### Given request
Starting at the top of the listing, extract every line up to and including the one with "import * as". Pictures stay out of the copy.
* BEGIN *
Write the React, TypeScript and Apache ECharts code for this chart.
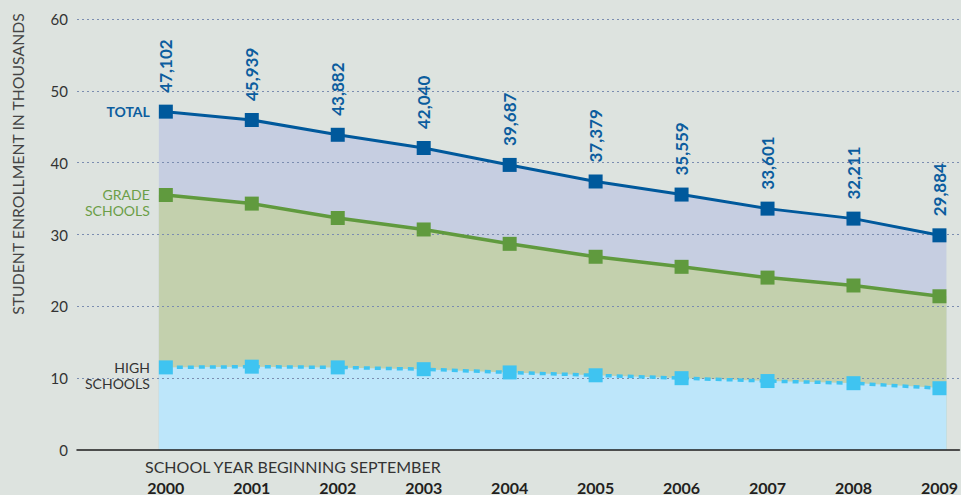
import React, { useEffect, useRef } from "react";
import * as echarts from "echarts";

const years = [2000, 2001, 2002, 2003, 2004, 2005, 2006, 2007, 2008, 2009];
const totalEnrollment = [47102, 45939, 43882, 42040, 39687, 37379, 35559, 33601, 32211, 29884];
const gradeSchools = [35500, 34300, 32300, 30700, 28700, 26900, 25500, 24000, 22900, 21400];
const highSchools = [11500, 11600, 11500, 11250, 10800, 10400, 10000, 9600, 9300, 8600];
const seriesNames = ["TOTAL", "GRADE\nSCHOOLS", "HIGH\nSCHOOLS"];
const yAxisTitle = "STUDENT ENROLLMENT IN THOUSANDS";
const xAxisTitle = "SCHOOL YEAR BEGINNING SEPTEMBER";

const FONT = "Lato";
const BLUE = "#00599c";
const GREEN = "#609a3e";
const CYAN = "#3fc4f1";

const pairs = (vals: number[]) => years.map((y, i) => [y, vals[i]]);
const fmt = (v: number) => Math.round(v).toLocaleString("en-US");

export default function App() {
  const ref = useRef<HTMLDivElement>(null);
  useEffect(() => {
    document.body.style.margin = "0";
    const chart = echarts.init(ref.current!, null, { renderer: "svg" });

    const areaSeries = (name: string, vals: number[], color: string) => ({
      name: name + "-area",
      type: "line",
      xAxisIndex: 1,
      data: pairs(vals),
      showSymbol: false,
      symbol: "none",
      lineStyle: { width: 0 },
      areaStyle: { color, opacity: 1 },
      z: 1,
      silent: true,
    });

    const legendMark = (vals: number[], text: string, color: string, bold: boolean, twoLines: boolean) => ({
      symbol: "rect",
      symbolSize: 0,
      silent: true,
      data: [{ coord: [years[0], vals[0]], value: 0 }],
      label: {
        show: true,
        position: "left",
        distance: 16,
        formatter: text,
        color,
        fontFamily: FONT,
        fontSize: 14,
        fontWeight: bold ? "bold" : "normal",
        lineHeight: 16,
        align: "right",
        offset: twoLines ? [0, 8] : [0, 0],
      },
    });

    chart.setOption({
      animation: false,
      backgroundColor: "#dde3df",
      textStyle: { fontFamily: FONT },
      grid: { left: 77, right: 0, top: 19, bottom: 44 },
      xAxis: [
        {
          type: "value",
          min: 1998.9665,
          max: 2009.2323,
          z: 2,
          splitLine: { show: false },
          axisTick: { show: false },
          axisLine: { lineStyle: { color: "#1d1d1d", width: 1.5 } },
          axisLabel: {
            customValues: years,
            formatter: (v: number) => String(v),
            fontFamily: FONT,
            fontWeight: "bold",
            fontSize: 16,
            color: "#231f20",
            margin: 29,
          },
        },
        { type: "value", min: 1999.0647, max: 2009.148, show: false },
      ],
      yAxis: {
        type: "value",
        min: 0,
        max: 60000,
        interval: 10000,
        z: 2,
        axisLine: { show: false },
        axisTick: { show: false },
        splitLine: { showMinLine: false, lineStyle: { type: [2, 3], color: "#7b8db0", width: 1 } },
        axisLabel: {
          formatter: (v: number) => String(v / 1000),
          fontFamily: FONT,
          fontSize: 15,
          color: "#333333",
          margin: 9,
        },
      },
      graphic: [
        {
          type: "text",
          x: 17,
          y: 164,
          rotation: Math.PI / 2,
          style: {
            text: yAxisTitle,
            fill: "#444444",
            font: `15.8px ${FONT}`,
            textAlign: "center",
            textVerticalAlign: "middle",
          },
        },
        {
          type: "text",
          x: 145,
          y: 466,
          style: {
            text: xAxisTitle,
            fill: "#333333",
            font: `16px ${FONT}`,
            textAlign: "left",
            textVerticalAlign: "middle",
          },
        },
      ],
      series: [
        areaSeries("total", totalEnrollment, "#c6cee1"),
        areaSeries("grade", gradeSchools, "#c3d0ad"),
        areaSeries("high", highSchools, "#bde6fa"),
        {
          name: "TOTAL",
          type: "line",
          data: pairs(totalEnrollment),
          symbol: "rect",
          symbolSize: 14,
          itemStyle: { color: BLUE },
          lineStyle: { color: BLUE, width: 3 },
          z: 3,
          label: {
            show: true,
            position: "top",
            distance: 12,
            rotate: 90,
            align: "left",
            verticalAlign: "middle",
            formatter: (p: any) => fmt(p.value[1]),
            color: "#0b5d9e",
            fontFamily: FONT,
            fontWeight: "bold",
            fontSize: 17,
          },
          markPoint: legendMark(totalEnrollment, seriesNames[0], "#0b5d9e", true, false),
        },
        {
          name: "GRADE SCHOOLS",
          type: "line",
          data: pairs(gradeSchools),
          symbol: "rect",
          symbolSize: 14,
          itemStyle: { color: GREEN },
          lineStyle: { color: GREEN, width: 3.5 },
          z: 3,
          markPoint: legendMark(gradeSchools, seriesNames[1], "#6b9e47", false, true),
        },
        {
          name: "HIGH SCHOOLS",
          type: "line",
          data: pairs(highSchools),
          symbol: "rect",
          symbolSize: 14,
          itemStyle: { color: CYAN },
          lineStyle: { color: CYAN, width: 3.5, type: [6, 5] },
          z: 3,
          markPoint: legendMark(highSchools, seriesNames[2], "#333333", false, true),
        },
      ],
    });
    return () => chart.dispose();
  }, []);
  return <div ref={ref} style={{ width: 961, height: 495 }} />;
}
* END *
### Solution for this task
Write the React, TypeScript and Apache ECharts code for this chart.
import React, { useEffect, useRef } from "react";
import * as echarts from "echarts";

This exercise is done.